Temperature dependence of three-dimensional domain wall arrangement in ferroelectric K_0.9Na_0.1NbO₃epitaxial thin films

The three-dimensional arrangement and orientation of domain walls in ferroelectric K0.9Na0.1NbO3/(110)NdScO3 epitaxial thin films were investigated at different temperatures both experimentally by means of piezoresponse force microscopy and three-dimensional x-ray diffraction and theoretically by three-dimensional phase-field simulations. At room temperature, a well-ordered herringbone-like domain pattern appears in which there is a periodic arrangement of a1a2/MC monoclinic phases. Four different types of domain walls are observed, which can be characterized by out-of-plane tilt angles of ±45° and in-plane twist angles of ±21°. For the orthorhombic high-temperature phase, a periodic a1/a2 stripe domain pattern with exclusive in-plane polarization is formed.
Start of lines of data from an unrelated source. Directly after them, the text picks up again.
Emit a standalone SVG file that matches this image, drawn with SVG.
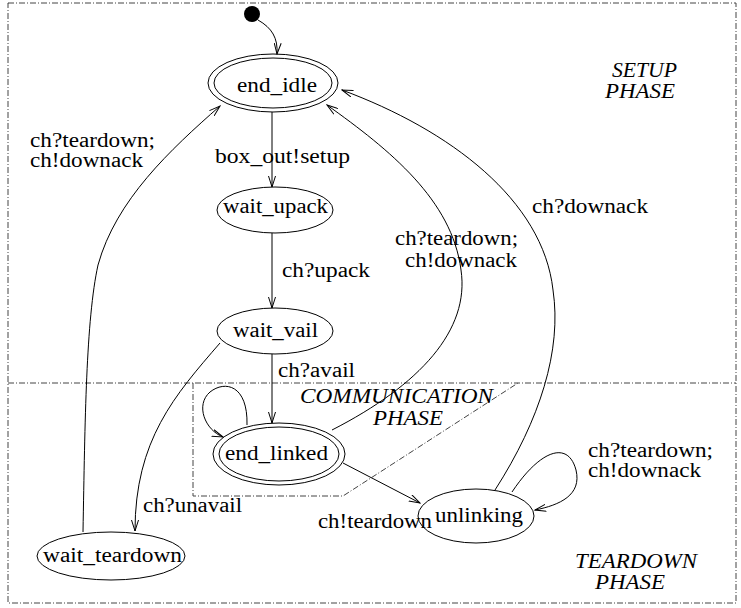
<svg xmlns="http://www.w3.org/2000/svg" width="741" height="608" viewBox="0 0 741 608" font-family="'Liberation Serif', 'DejaVu Serif', serif">
<style>
text{font-family:'Liberation Serif','DejaVu Serif',serif;font-size:20px;fill:#000}
.it{font-style:italic}
.st{fill:none;stroke:#000;stroke-width:1}
.fr{fill:none;stroke:#444;stroke-width:1;stroke-dasharray:6,2,1,2}
.e{fill:none;stroke:#000;stroke-width:1;marker-end:url(#a)}
</style>
<defs>
<marker id="a" markerWidth="12" markerHeight="8" refX="11" refY="4" orient="auto" markerUnits="userSpaceOnUse">
<path d="M0,0.5 L11,4 L0,7.5" fill="none" stroke="#000" stroke-width="1"/>
</marker>
</defs>
<rect width="741" height="608" fill="#fff"/>
<g id="frames">
<rect class="fr" x="8" y="3" width="728" height="600"/>
<line class="fr" x1="8" y1="383" x2="736" y2="383"/>
<polyline class="fr" points="193,383 193,496 343,496 518,383"/>
</g>
<g id="phases">
<text class="it" x="612" y="77" textLength="65" lengthAdjust="spacingAndGlyphs">SETUP</text>
<text class="it" x="605" y="98" textLength="70" lengthAdjust="spacingAndGlyphs">PHASE</text>
<text class="it" x="300" y="403" textLength="193" lengthAdjust="spacingAndGlyphs">COMMUNICATION</text>
<text class="it" x="373" y="425" textLength="70" lengthAdjust="spacingAndGlyphs">PHASE</text>
<text class="it" x="575" y="568" textLength="122" lengthAdjust="spacingAndGlyphs">TEARDOWN</text>
<text class="it" x="595" y="589" textLength="70" lengthAdjust="spacingAndGlyphs">PHASE</text>
</g>
<g id="init"><circle cx="252" cy="14" r="8" fill="#000"/></g>
<g id="end_idle">
<ellipse class="st" cx="273" cy="83" rx="65" ry="29"/>
<ellipse class="st" cx="273" cy="83" rx="59" ry="25"/>
<text x="237" y="92" textLength="80" lengthAdjust="spacingAndGlyphs">end_idle</text>
</g>
<g id="wait_upack">
<ellipse class="st" cx="275" cy="210" rx="58" ry="23"/>
<text x="223" y="213" textLength="105" lengthAdjust="spacingAndGlyphs">wait_upack</text>
</g>
<g id="wait_vail">
<ellipse class="st" cx="275" cy="331" rx="58" ry="23"/>
<text x="233" y="337" textLength="85" lengthAdjust="spacingAndGlyphs">wait_vail</text>
</g>
<g id="end_linked">
<ellipse class="st" cx="279" cy="454" rx="66" ry="31"/>
<ellipse class="st" cx="279" cy="454" rx="60" ry="27"/>
<text x="225" y="460" textLength="103" lengthAdjust="spacingAndGlyphs">end_linked</text>
</g>
<g id="wait_teardown">
<ellipse class="st" cx="111" cy="556" rx="74" ry="24"/>
<text x="43" y="562" textLength="139" lengthAdjust="spacingAndGlyphs">wait_teardown</text>
</g>
<g id="unlinking">
<ellipse class="st" cx="476" cy="516" rx="58" ry="27"/>
<text x="435" y="522" textLength="88" lengthAdjust="spacingAndGlyphs">unlinking</text>
</g>
<g id="connectors">
<path class="e" d="M258,20 C 272,28 278,38 277,54"/>
<path class="e" d="M272,112 L272,187"/>
<path class="e" d="M272,233 L272,308"/>
<path class="e" d="M272,354 L272,423"/>
<path class="e" d="M220,343 C 175,395 135,440 135,531"/>
<path class="e" d="M83,532 C 85,420 86,320 98,265 C 116,200 170,150 220,106"/>
<path class="e" d="M332,430 C 420,385 470,330 461,270 C 452,200 390,150 327,105"/>
<path class="e" d="M495,490 C 540,420 562,350 553,290 C 543,200 450,130 342,90"/>
<path class="e" d="M343,463 L420,503"/>
<path class="e" d="M247,425 C 248,385 225,380 210,392 C 195,405 205,430 223,437"/>
<path class="e" d="M512,492 C 540,450 568,440 576,470 C 582,495 560,505 535,510"/>
</g>
<g id="labels">
<text x="215" y="163" textLength="135" lengthAdjust="spacingAndGlyphs">box_out!setup</text>
<text x="282" y="277" textLength="88" lengthAdjust="spacingAndGlyphs">ch?upack</text>
<text x="278" y="377" textLength="77" lengthAdjust="spacingAndGlyphs">ch?avail</text>
<text x="143" y="512" textLength="99" lengthAdjust="spacingAndGlyphs">ch?unavail</text>
<text x="30" y="147" textLength="125" lengthAdjust="spacingAndGlyphs">ch?teardown;</text>
<text x="30" y="167" textLength="113" lengthAdjust="spacingAndGlyphs">ch!downack</text>
<text x="395" y="245" textLength="123" lengthAdjust="spacingAndGlyphs">ch?teardown;</text>
<text x="405" y="267" textLength="112" lengthAdjust="spacingAndGlyphs">ch!downack</text>
<text x="532" y="213" textLength="116" lengthAdjust="spacingAndGlyphs">ch?downack</text>
<text x="318" y="528" textLength="114" lengthAdjust="spacingAndGlyphs">ch!teardown</text>
<text x="588" y="457" textLength="125" lengthAdjust="spacingAndGlyphs">ch?teardown;</text>
<text x="588" y="477" textLength="113" lengthAdjust="spacingAndGlyphs">ch!downack</text>
</g>
</svg>
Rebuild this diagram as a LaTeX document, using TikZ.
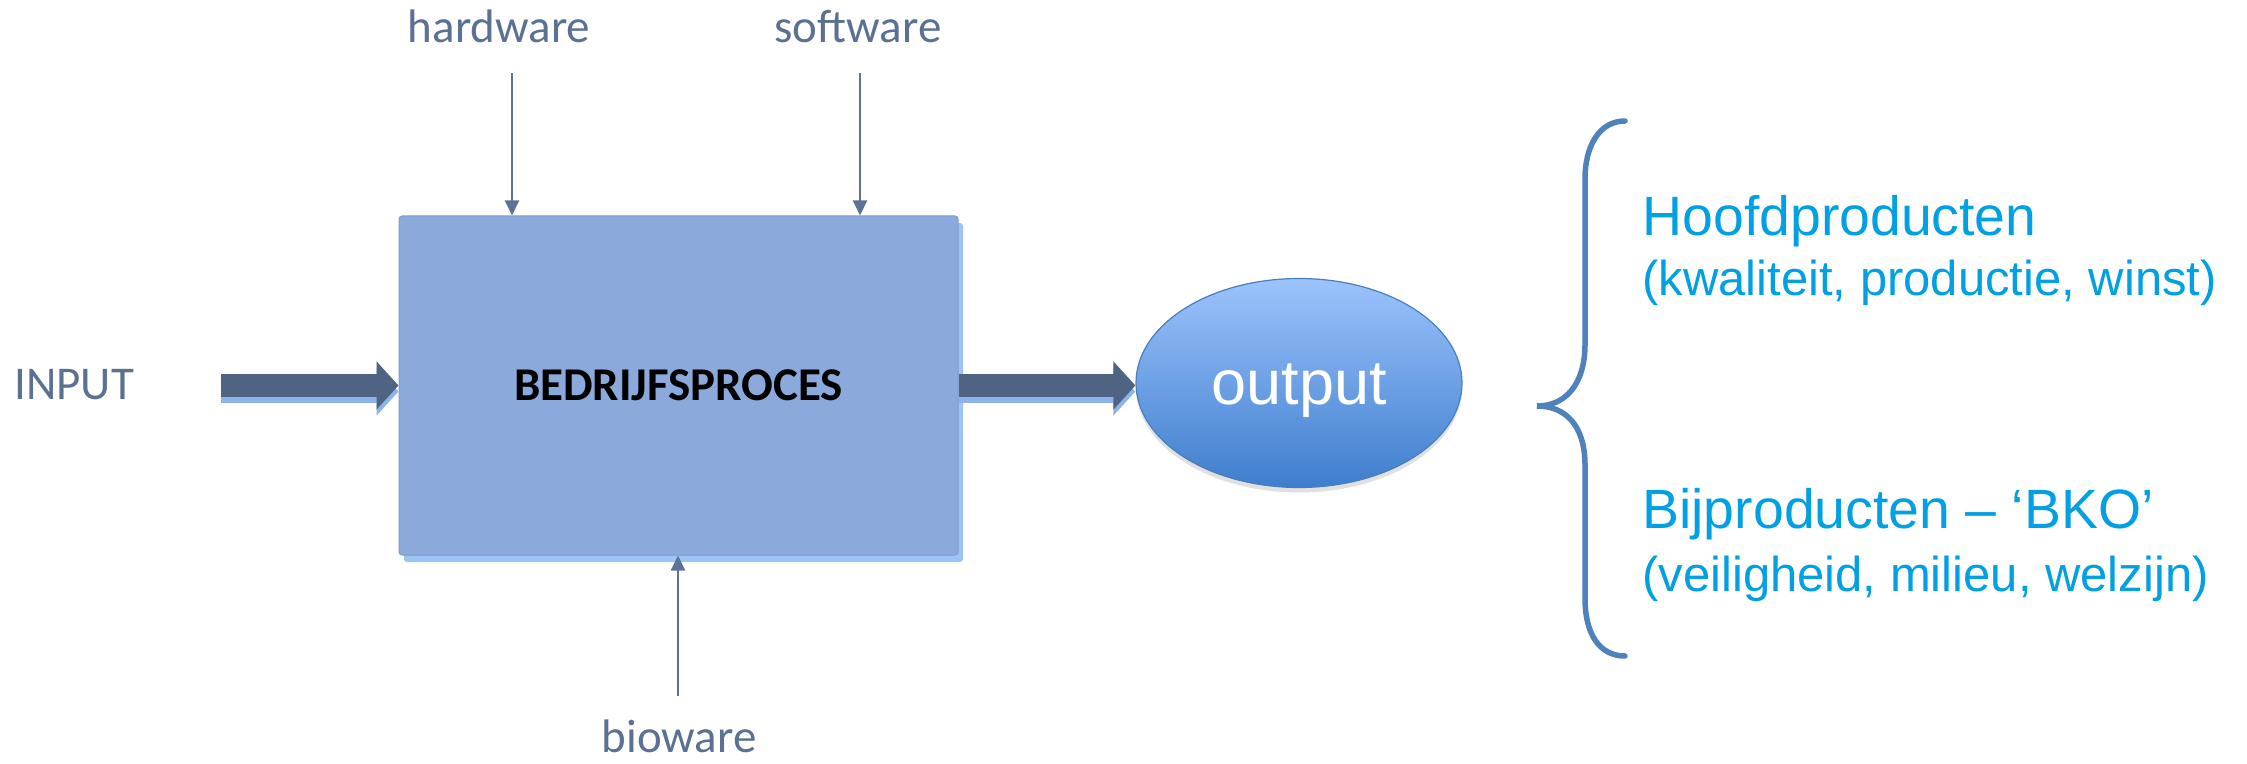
\documentclass[tikz,border=0pt]{standalone}
\usepackage{fontspec}
\setmainfont{Carlito}
\newfontfamily\arialfont{Liberation Sans}
\usetikzlibrary{arrows.meta,shapes.geometric,shadows,calc}

\definecolor{boxfill}{HTML}{8BAADB}
\definecolor{boxedge}{HTML}{7F9DD2}
\definecolor{boxglow}{HTML}{9EC3F7}
\definecolor{slate}{HTML}{4F6482}
\definecolor{slatetext}{HTML}{5A7194}
\definecolor{thinline}{HTML}{5B7399}
\definecolor{glowblue}{HTML}{8DB3EC}
\definecolor{ovaltop}{HTML}{9CC3FC}
\definecolor{ovalbot}{HTML}{3E7ECE}
\definecolor{ovaledge}{HTML}{4A7EBB}
\definecolor{cyantext}{HTML}{00A0E3}
\definecolor{bracecol}{HTML}{4F81BD}

\begin{document}
\begin{tikzpicture}[x=0.5pt,y=-0.5pt,
  lbl/.style={text=slatetext, font=\fontsize{23.5}{28}\selectfont, inner sep=0pt},
  feed/.style={draw=thinline, line width=1pt, -{Triangle[length=7.5pt,width=7pt]}},
  flow/.style={draw=slate, line width=11.5pt, -{Triangle[length=11pt,width=23.5pt]}},
  flowglow/.style={draw=glowblue, line width=11.5pt, -{Triangle[length=11pt,width=23.5pt]}, transform canvas={yshift=-3pt}},
  product/.style={anchor=base west, text=cyantext, inner sep=0pt, font=\arialfont\fontsize{27.7}{33}\selectfont},
  detail/.style={anchor=base west, text=cyantext, inner sep=0pt, font=\arialfont\fontsize{24.5}{29}\selectfont},
]
\useasboundingbox (0,0) rectangle (2247,764);

% the process block
\node[draw=boxedge, line width=0.5pt, fill=boxfill, rounded corners=1.5pt,
      minimum width=279.5pt, minimum height=169.5pt, inner sep=0pt,
      drop shadow={shadow xshift=2.5pt, shadow yshift=-3.5pt, fill=boxglow, opacity=1},
      font=\bfseries\fontsize{23.5}{28}\selectfont] (proc) at (678.5,385.5) {BEDRIJFSPROCES};

% the output oval
\node[ellipse, draw=ovaledge, line width=0.6pt, top color=ovaltop, bottom color=ovalbot,
      minimum width=163pt, minimum height=104.5pt, inner sep=0pt,
      drop shadow={shadow xshift=0pt, shadow yshift=-2.5pt, fill=black, opacity=0.12},
      text=white, font=\arialfont\fontsize{31.5}{38}\selectfont,
      text height=21pt, text depth=0pt] (outp) at (1299,383) {output};

% labels around the block
\node[lbl, anchor=base west] (inlbl) at (14,400) {INPUT};
\node[lbl, anchor=base] (hw) at (499,43) {hardware};
\node[lbl, anchor=base] (sw) at (858,43) {software};
\node[lbl, anchor=base] (bw) at (679,752) {bioware};

% thick flow arrows
\coordinate (instart) at (221,385.5);
\draw[flowglow] (instart) -- (proc.west);
\draw[flow] (instart) -- (proc.west);
\draw[flowglow] (proc.east) -- (proc.east -| outp.west);
\draw[flow] (proc.east) -- (proc.east -| outp.west);

% thin feed arrows
\coordinate (hwtail) at (512,73);
\coordinate (swtail) at (860,73);
\coordinate (bwtail) at (678,696);
\draw[feed] (hwtail) -- (hwtail |- proc.north);
\draw[feed] (swtail) -- (swtail |- proc.north);
\draw[feed] (bwtail) -- (bwtail |- proc.south);

% brace
\draw[bracecol, line width=2.75pt, line cap=round]
  (1625,121) .. controls (1600,121) and (1585,145) .. (1585,179)
  -- (1585,344) .. controls (1585,385) and (1565,406) .. (1537,406)
  .. controls (1565,406) and (1585,425) .. (1585,465)
  -- (1585,598) .. controls (1585,635) and (1600,656) .. (1625,656);

% products
\node[product] (mainp) at (1642,236) {Hoofdproducten};
\node[detail] (maind) at (1642,296) {(kwaliteit, productie, winst)};
\node[product] (sidep) at (1642,528) {Bijproducten – ‘BKO’};
\node[detail] (sided) at (1642,591) {(veiligheid, milieu, welzijn)};
\end{tikzpicture}
\end{document}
Here, two different types of domain walls are observed, both of them having a fixed out-of-plane domain wall angle of 90° but distinguished by different in-plane twist angles of ±45°. The experimental results are fully consistent with three-dimensional phase-field simulations using anisotropic misfit strains. The qualitative agreement between the experiment and the theory applies, in particular, to the wide phase transition range between about 180 °C and 260 °C. In this temperature range, a complex interplay of coexisting monoclinic a1a2/MC and orthorhombic a1/a2 phases takes place.